■ **MATERIAL**
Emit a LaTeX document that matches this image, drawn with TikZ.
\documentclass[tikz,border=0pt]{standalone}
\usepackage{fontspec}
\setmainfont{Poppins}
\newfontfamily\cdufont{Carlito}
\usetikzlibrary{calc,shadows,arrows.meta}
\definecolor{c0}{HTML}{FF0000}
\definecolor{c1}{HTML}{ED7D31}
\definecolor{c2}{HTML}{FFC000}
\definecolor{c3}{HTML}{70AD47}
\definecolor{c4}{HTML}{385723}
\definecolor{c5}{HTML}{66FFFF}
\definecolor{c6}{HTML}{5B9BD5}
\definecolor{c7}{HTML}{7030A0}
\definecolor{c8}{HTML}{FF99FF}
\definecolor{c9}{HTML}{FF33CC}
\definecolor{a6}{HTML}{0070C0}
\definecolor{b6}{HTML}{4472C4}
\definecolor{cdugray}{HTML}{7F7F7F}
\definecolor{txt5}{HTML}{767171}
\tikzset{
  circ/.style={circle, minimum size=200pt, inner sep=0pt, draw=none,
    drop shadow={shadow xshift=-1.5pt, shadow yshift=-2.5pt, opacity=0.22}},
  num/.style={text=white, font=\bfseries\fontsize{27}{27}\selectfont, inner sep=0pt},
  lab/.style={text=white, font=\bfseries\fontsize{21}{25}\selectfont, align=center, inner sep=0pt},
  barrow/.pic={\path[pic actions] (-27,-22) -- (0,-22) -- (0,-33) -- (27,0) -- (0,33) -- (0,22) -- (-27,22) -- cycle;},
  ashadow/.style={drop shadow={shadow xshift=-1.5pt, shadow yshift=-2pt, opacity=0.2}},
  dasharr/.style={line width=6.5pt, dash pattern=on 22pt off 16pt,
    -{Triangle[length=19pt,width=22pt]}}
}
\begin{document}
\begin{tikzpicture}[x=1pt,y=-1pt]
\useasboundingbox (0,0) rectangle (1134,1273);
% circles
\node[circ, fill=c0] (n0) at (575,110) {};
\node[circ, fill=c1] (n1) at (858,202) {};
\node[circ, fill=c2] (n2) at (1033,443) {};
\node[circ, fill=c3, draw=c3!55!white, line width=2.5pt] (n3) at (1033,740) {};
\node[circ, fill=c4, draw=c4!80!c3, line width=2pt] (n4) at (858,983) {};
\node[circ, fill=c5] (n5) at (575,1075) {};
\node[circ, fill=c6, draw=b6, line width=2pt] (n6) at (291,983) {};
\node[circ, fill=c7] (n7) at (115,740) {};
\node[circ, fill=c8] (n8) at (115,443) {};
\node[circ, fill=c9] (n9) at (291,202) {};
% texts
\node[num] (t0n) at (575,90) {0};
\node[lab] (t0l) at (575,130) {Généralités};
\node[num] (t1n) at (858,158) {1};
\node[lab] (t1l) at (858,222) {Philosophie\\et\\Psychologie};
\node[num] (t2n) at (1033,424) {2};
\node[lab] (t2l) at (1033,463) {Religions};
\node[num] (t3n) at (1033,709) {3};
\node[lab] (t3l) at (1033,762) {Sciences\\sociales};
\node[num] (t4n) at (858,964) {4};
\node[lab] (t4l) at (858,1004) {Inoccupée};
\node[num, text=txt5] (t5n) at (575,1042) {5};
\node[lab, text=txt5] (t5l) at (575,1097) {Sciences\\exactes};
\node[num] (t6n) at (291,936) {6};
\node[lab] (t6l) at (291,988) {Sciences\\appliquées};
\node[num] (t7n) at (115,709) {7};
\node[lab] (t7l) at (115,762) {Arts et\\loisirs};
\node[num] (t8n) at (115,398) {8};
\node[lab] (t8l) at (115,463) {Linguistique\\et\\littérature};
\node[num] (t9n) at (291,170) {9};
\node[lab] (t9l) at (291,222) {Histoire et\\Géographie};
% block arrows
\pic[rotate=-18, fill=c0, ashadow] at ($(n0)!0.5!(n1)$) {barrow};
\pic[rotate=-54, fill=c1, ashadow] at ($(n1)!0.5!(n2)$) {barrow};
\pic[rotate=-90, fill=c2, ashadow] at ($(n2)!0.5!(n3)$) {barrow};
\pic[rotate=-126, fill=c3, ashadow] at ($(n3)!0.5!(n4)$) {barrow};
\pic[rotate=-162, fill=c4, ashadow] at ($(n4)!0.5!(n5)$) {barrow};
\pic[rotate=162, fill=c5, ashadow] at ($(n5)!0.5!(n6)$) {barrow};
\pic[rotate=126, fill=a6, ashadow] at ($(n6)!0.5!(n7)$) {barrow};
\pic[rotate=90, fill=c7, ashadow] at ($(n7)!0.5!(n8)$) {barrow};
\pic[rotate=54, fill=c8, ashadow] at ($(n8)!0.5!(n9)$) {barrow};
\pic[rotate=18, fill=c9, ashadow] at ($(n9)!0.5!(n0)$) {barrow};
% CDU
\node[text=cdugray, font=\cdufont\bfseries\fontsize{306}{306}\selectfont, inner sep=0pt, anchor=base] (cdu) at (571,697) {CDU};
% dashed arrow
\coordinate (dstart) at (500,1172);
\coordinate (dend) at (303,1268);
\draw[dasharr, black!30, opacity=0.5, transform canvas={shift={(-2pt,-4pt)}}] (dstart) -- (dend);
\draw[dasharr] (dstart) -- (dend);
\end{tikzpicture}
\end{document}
--
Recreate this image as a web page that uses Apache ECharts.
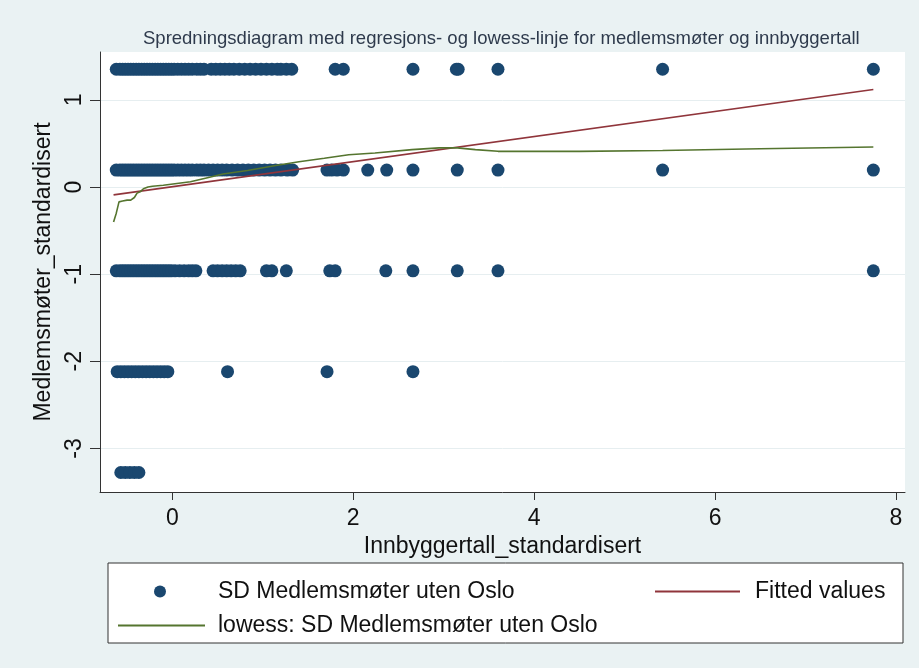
---
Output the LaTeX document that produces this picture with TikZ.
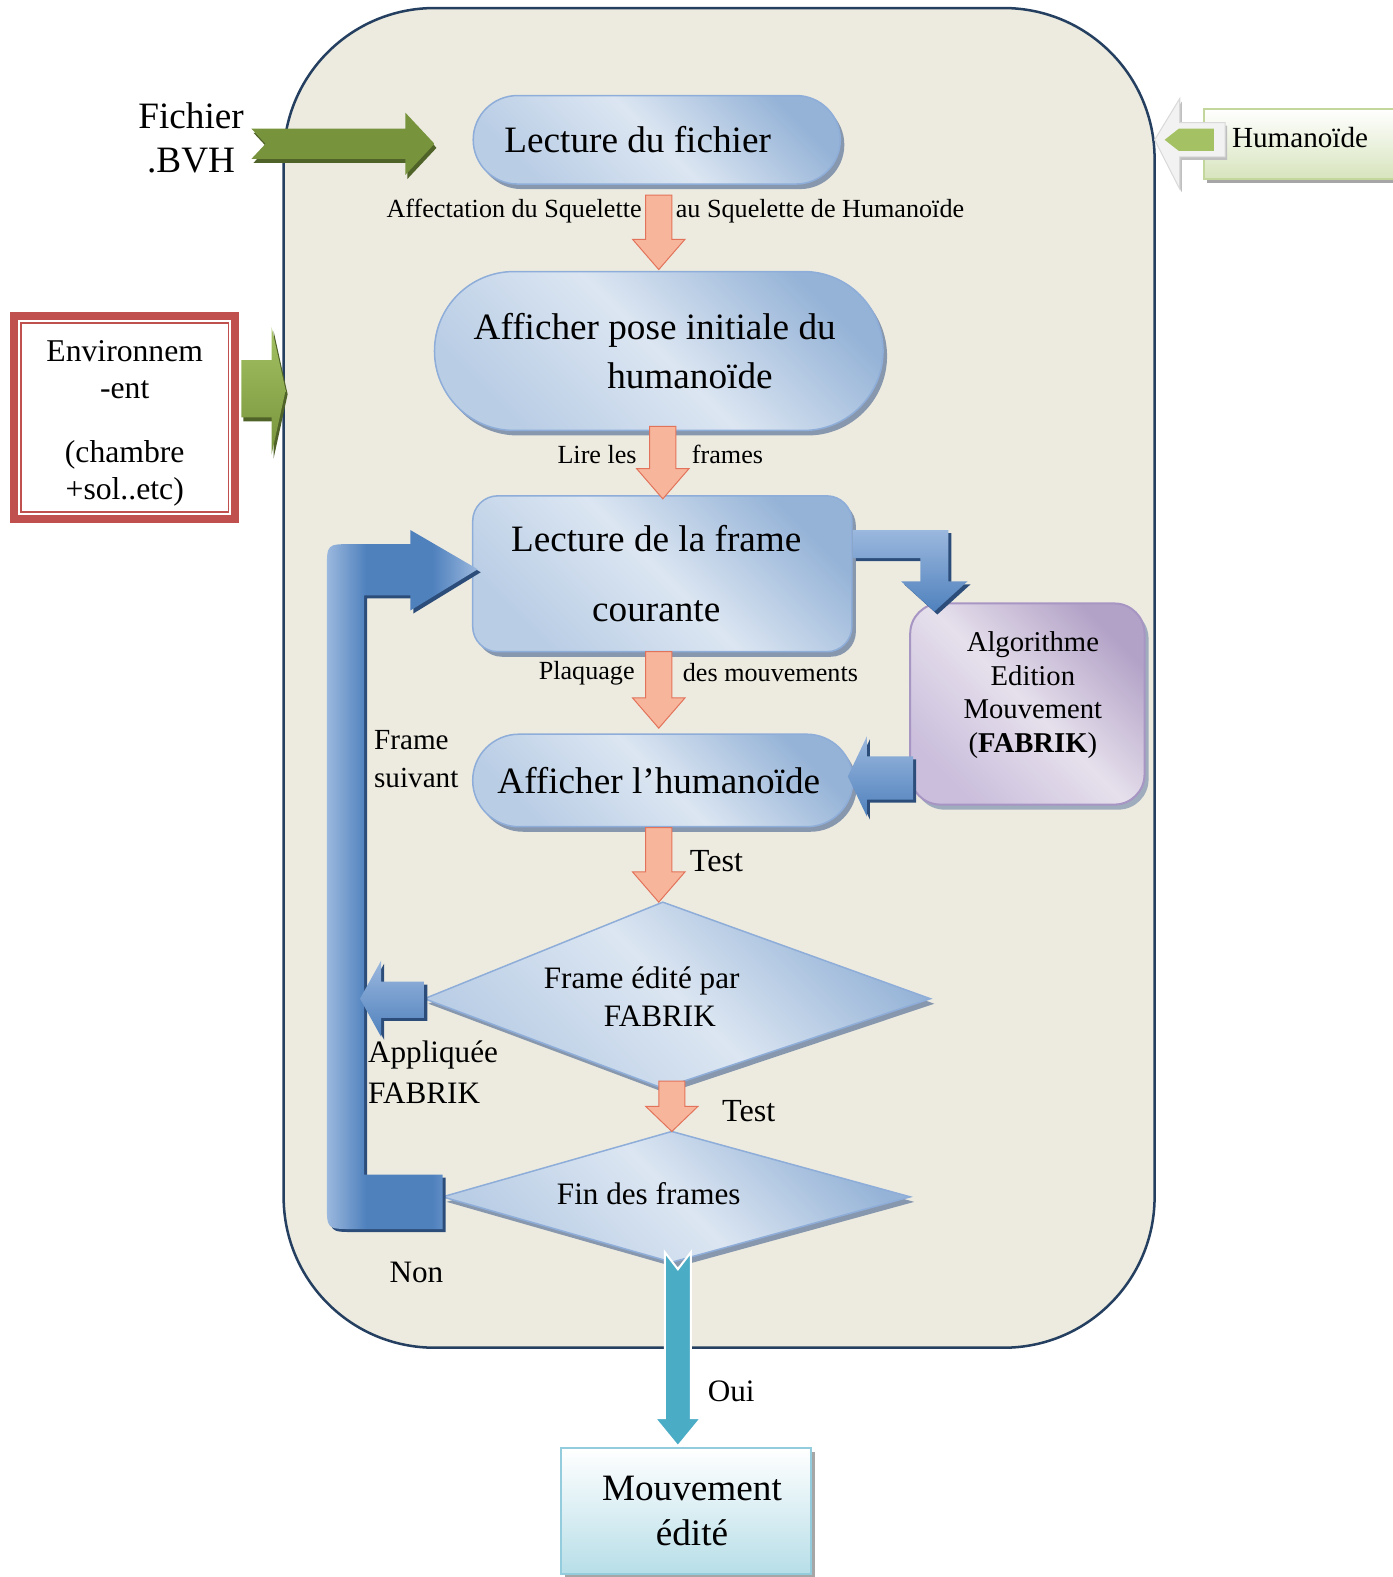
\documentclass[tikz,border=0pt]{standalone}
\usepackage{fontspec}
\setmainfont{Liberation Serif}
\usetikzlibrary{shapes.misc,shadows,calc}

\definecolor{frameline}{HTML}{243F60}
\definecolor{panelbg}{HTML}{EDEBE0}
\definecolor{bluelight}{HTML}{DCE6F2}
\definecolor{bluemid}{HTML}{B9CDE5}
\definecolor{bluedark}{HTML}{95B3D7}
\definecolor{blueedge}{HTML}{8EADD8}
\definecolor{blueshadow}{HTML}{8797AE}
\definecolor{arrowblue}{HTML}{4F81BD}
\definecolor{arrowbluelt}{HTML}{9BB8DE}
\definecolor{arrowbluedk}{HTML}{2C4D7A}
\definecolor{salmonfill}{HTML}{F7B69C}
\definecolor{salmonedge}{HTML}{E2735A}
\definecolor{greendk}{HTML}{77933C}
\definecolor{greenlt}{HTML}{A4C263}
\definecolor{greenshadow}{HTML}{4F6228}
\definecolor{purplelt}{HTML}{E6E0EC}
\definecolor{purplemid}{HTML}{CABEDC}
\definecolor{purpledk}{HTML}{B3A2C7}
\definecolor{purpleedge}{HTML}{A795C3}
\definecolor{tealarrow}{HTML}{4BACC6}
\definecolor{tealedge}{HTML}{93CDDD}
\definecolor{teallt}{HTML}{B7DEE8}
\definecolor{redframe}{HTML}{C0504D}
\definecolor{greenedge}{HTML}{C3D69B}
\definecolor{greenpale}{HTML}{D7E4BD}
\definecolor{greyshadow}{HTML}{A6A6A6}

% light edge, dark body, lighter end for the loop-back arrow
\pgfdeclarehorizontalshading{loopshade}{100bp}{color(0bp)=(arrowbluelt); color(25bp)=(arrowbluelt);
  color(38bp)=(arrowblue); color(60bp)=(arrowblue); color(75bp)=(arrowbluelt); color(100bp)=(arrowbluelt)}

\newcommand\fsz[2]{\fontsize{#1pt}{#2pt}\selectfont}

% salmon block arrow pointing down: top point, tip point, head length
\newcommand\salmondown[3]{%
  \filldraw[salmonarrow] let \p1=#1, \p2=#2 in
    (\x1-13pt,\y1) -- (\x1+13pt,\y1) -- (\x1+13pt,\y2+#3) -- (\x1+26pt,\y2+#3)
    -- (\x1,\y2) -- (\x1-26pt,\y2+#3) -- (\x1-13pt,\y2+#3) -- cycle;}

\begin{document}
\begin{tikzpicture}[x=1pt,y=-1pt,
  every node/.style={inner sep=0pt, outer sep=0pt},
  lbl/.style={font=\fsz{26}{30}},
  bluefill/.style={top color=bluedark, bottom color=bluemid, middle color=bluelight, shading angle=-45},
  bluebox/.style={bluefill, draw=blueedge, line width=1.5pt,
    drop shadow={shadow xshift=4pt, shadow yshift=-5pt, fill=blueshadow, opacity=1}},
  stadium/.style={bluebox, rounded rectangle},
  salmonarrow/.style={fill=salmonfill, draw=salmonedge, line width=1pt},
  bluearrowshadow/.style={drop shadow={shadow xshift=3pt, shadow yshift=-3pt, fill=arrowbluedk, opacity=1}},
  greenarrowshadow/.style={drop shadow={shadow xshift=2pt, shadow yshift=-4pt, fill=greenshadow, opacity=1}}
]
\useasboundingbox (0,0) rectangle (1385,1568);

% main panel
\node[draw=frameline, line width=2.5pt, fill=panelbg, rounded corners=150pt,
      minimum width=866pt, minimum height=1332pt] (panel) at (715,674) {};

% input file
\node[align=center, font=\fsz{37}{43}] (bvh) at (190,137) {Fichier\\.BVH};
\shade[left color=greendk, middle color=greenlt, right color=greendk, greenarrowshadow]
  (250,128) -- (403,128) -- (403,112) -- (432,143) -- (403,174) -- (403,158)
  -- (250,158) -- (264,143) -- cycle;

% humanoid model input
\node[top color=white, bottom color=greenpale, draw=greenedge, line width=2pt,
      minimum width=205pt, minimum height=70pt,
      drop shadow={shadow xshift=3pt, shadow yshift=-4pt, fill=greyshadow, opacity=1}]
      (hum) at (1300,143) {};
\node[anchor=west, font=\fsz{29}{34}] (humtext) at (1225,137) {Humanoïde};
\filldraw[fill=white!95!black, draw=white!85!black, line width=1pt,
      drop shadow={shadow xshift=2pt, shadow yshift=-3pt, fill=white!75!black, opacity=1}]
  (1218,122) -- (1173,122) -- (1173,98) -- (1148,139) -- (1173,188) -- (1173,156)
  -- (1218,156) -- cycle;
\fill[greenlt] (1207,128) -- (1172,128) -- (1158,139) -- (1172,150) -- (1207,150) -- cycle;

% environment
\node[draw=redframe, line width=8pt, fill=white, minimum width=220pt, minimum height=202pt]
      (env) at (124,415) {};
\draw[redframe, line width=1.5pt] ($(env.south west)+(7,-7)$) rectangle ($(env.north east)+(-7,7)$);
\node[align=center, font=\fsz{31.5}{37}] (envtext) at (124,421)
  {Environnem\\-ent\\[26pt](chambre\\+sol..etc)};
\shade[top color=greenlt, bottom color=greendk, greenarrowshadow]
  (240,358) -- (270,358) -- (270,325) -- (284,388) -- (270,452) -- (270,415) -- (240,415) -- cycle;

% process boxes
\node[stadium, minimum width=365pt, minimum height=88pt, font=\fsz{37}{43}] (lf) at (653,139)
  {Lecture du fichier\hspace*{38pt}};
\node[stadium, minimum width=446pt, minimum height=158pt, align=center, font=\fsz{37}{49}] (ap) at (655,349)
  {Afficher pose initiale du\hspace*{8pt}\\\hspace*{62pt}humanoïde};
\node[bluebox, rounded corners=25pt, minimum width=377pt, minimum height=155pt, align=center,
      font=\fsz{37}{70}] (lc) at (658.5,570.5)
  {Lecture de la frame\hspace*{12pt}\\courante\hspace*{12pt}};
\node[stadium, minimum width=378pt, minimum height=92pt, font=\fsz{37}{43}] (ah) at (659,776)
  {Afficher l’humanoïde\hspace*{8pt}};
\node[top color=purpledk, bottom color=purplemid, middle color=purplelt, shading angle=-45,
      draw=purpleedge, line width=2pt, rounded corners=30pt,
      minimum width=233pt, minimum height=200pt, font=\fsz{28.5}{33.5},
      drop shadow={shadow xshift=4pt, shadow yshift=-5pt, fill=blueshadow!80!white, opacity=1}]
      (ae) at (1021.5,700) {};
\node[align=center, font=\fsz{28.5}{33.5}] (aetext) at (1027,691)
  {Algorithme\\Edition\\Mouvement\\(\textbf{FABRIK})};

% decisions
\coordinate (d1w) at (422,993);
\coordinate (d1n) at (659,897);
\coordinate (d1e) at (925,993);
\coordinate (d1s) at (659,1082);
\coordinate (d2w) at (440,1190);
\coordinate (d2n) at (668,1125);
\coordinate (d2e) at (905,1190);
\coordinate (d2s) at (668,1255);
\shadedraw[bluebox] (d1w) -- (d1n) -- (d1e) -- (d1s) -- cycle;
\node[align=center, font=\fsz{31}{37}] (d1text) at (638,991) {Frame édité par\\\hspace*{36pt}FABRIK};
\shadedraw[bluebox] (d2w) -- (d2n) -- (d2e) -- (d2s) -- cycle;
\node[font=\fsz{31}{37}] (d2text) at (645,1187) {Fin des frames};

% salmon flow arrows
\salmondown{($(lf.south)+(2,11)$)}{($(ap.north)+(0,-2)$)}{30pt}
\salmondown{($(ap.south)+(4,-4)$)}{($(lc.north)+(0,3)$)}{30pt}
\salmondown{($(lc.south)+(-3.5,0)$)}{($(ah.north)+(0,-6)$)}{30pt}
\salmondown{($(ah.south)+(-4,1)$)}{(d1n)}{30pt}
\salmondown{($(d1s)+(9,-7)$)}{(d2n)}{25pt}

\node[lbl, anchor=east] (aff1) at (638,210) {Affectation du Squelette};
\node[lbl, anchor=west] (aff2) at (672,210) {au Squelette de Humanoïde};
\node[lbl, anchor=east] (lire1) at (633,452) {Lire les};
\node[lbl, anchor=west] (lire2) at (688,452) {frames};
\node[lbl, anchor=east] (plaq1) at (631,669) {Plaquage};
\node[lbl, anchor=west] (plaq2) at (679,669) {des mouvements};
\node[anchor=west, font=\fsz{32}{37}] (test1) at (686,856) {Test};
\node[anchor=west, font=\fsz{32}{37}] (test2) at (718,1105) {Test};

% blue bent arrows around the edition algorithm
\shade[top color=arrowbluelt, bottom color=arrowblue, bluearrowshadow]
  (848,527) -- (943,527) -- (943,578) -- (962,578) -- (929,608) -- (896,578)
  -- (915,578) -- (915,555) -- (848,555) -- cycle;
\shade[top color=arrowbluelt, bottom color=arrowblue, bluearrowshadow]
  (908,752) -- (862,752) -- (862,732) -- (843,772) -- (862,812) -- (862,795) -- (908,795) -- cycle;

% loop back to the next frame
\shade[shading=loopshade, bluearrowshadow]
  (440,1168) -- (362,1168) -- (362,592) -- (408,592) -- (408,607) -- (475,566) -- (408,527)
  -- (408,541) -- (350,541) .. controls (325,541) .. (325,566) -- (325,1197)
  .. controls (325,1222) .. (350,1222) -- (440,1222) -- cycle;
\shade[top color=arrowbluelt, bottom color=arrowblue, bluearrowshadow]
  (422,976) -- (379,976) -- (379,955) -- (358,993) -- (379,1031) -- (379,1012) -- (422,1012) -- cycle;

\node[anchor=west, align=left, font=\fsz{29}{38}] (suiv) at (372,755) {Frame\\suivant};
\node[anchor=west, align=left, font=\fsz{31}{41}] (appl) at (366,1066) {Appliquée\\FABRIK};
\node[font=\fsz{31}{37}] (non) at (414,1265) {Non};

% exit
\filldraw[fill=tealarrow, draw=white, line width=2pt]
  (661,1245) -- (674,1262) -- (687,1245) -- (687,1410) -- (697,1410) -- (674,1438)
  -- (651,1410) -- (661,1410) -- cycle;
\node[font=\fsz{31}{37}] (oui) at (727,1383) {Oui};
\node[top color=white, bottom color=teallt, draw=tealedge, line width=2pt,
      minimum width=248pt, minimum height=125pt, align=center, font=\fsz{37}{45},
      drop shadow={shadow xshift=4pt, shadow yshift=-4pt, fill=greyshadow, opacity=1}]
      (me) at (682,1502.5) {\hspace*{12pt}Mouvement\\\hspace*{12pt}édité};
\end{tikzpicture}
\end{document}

■ **YOUR OBJECTIVE**
Restate word for word the lines that begin at the one with "Output the LaTeX" and end at the one with "-- (\x1,\y2) -- (\x1-26pt,\y2+#3)", including both, and leave every picture aside.

■ **TASK ANSWER**
Output the LaTeX document that produces this picture with TikZ.
\documentclass[tikz,border=0pt]{standalone}
\usepackage{fontspec}
\setmainfont{Liberation Serif}
\usetikzlibrary{shapes.misc,shadows,calc}

\definecolor{frameline}{HTML}{243F60}
\definecolor{panelbg}{HTML}{EDEBE0}
\definecolor{bluelight}{HTML}{DCE6F2}
\definecolor{bluemid}{HTML}{B9CDE5}
\definecolor{bluedark}{HTML}{95B3D7}
\definecolor{blueedge}{HTML}{8EADD8}
\definecolor{blueshadow}{HTML}{8797AE}
\definecolor{arrowblue}{HTML}{4F81BD}
\definecolor{arrowbluelt}{HTML}{9BB8DE}
\definecolor{arrowbluedk}{HTML}{2C4D7A}
\definecolor{salmonfill}{HTML}{F7B69C}
\definecolor{salmonedge}{HTML}{E2735A}
\definecolor{greendk}{HTML}{77933C}
\definecolor{greenlt}{HTML}{A4C263}
\definecolor{greenshadow}{HTML}{4F6228}
\definecolor{purplelt}{HTML}{E6E0EC}
\definecolor{purplemid}{HTML}{CABEDC}
\definecolor{purpledk}{HTML}{B3A2C7}
\definecolor{purpleedge}{HTML}{A795C3}
\definecolor{tealarrow}{HTML}{4BACC6}
\definecolor{tealedge}{HTML}{93CDDD}
\definecolor{teallt}{HTML}{B7DEE8}
\definecolor{redframe}{HTML}{C0504D}
\definecolor{greenedge}{HTML}{C3D69B}
\definecolor{greenpale}{HTML}{D7E4BD}
\definecolor{greyshadow}{HTML}{A6A6A6}

% light edge, dark body, lighter end for the loop-back arrow
\pgfdeclarehorizontalshading{loopshade}{100bp}{color(0bp)=(arrowbluelt); color(25bp)=(arrowbluelt);
  color(38bp)=(arrowblue); color(60bp)=(arrowblue); color(75bp)=(arrowbluelt); color(100bp)=(arrowbluelt)}

\newcommand\fsz[2]{\fontsize{#1pt}{#2pt}\selectfont}

% salmon block arrow pointing down: top point, tip point, head length
\newcommand\salmondown[3]{%
  \filldraw[salmonarrow] let \p1=#1, \p2=#2 in
    (\x1-13pt,\y1) -- (\x1+13pt,\y1) -- (\x1+13pt,\y2+#3) -- (\x1+26pt,\y2+#3)
    -- (\x1,\y2) -- (\x1-26pt,\y2+#3) -- (\x1-13pt,\y2+#3) -- cycle;}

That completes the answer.